Affirmative Action Prospects Dim After Schuette

The prospects for the pro-affirmative action plaintiffs in Tuesday's Schuette v. Coalition to Defend Affirmative Action Supreme Court case were never terribly promising. And the oral arguments yesterday did little to challenge that notion.

By Julianne Hing Oct 16, 2013

The prospects for the pro-affirmative action plaintiffs in Tuesday’s Schuette v. Coalition to Defend Affirmative Action Supreme Court case were never terribly promising. And the oral arguments yesterday did little to challenge that notion. 
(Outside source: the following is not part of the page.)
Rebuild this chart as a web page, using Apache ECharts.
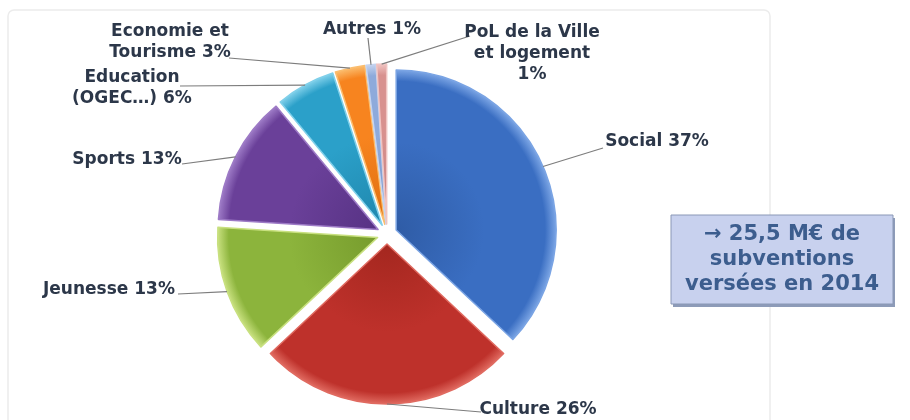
<!DOCTYPE html>
<html>
<head>
<meta charset="utf-8">
<title>Subventions 2014</title>
<script src="https://cdn.jsdelivr.net/npm/echarts@6/dist/echarts.min.js"></script>
<style>
  html, body { margin: 0; padding: 0; background: #fff; }
  #main { width: 910px; height: 420px; }
</style>
</head>
<body>
<div id="main"></div>
<script>
// data
var categories = ['Social', 'Culture', 'Jeunesse', 'Sports', 'Education\n(OGEC…)',
                  'Economie et\nTourisme', 'Autres', 'PoL de la Ville\net logement'];
var shares = [37, 26, 13, 13, 6, 3, 1, 1];
var labelSep = [' ', ' ', ' ', ' ', ' ', ' ', ' ', '\n'];
var colors = ['#3a6ec2', '#be312b', '#8cb43c', '#6a4099', '#2ba0c9', '#f7841f', '#8eaadb', '#d8918f'];
var shades = ['#2f5ca6', '#a4271f', '#779c2d', '#573284', '#1f87ad', '#de6e10', '#7a95c6', '#c27c7a'];
var rims = ['#7aa4e4', '#e06a60', '#c8e07f', '#9d7ac6', '#80d0ea', '#fbbd6e', '#c4d3ef', '#f0c4c2'];
var boxLines = ['→ 25,5 M€ de', 'subventions', 'versées en 2014'];

// where each label sits (text centre) and where its leader line meets the text
var labelSpots = [
  { x: 657, y: 142, end: [603, 148] },
  { x: 538, y: 410, end: [481, 412] },
  { x: 109, y: 290, end: [178, 294] },
  { x: 127, y: 160, end: [182, 164] },
  { x: 132, y: 88,  end: [180, 86] },
  { x: 170, y: 42,  end: [229, 58] },
  { x: 372, y: 30,  end: [368, 38] },
  { x: 532, y: 54,  end: [470, 36] }
];

var pieCenter = [387, 234];
var pieRadius = 160;
var explode = 10;

var chart = echarts.init(document.getElementById('main'));

function sliceFill(i) {
  return {
    type: 'radial',
    global: true,
    x: pieCenter[0], y: pieCenter[1], r: pieRadius,
    colorStops: [
      { offset: 0, color: shades[i] },
      { offset: 0.55, color: colors[i] },
      { offset: 0.93, color: colors[i] },
      { offset: 1, color: rims[i] }
    ]
  };
}

// exploded slices
var sliceData = categories.map(function (name, i) {
  return {
    name: name,
    value: shares[i],
    selected: true,
    itemStyle: { color: sliceFill(i), borderColor: rims[i] }
  };
});

// same values again, invisible, only to carry the labels
var labelData = categories.map(function (name, i) {
  return { name: name, value: shares[i] };
});

var option = {
  animation: false,
  backgroundColor: '#ffffff',
  graphic: [
    {
      type: 'rect',
      shape: { x: 8, y: 10, width: 762, height: 430, r: 6 },
      style: { fill: 'none', stroke: '#ececec', lineWidth: 1.5 },
      z: -10
    },
    {
      type: 'rect',
      shape: { x: 673, y: 218, width: 222, height: 89 },
      style: { fill: '#8d9bb8' },
      z: 1
    },
    {
      type: 'rect',
      shape: { x: 671, y: 215, width: 222, height: 89 },
      style: { fill: '#c8d1ee', stroke: '#8a98b6', lineWidth: 1 },
      z: 2
    },
    {
      type: 'text',
      x: 782, y: 260, z: 3,
      style: {
        text: boxLines.join('\n'),
        align: 'center', verticalAlign: 'middle',
        font: 'bold 21px "DejaVu Sans"',
        lineHeight: 25,
        fill: '#3c5d8e'
      }
    }
  ],
  series: [
    {
      type: 'pie',
      center: pieCenter,
      radius: pieRadius,
      startAngle: 90,
      clockwise: true,
      selectedMode: 'multiple',
      selectedOffset: explode,
      silent: true,
      itemStyle: { borderWidth: 1.5 },
      emphasis: { disabled: true },
      label: { show: false },
      labelLine: { show: false },
      data: sliceData
    },
    {
      type: 'pie',
      center: pieCenter,
      radius: pieRadius + explode,
      startAngle: 90,
      clockwise: true,
      silent: true,
      z: 3,
      avoidLabelOverlap: false,
      itemStyle: { color: 'rgba(0,0,0,0)' },
      emphasis: { disabled: true },
      label: {
        show: true,
        position: 'outside',
        fontFamily: 'DejaVu Sans',
        fontWeight: 'bold',
        fontSize: 17,
        lineHeight: 21,
        color: '#2c3749',
        align: 'center',
        formatter: function (p) {
          return p.name + labelSep[p.dataIndex] + p.value + '%';
        }
      },
      labelLine: {
        show: true,
        length: 10,
        length2: 10,
        lineStyle: { color: '#7d7d7d', width: 1.2 }
      },
      labelLayout: function (p) {
        var s = labelSpots[p.dataIndex];
        var pts = p.labelLinePoints;
        return {
          x: s.x,
          y: s.y,
          align: 'center',
          verticalAlign: 'middle',
          labelLinePoints: [pts[0], s.end]
        };
      },
      data: labelData
    }
  ]
};

chart.setOption(option);
</script>
</body>
</html>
Schuette concerns the constiutionality of Proposal 2, a 2006 Michigan state ballot initiative which banned affirmative action in public education, hiring and contracting. The law, pro-affirmative action plaintiffs argued, violated the 14th Amendment’s Equal Protection Clause by singling out people of color and those who want diverse college campuses and putting the political process further out of reach for them and them alone. 

The conservative wing of the Supreme Court wasn’t much convinced. Justices Roberts, Alito and Scalia were openly hostile toward the case against Proposal 2. Coalition to Defend Affirmative Action attorney’s Shanta Driver asked in her opening argument that the Supreme Court, "bring the 14th Amendment back to its original purpose and meaning, which is to protect minority rights against majority, which did not occur in this case," before Justice Scalia cut her off.

JUSTICE SCALIA: My goodness, I thought we’ve — we’ve held that the 14th Amendment protects all ?races. I mean, that was the argument in the early years, that it protected only — only the blacks. But I thought we rejected that. You — you say now that we have to proceed as though its purpose is not to protect whites, only to protect minorities?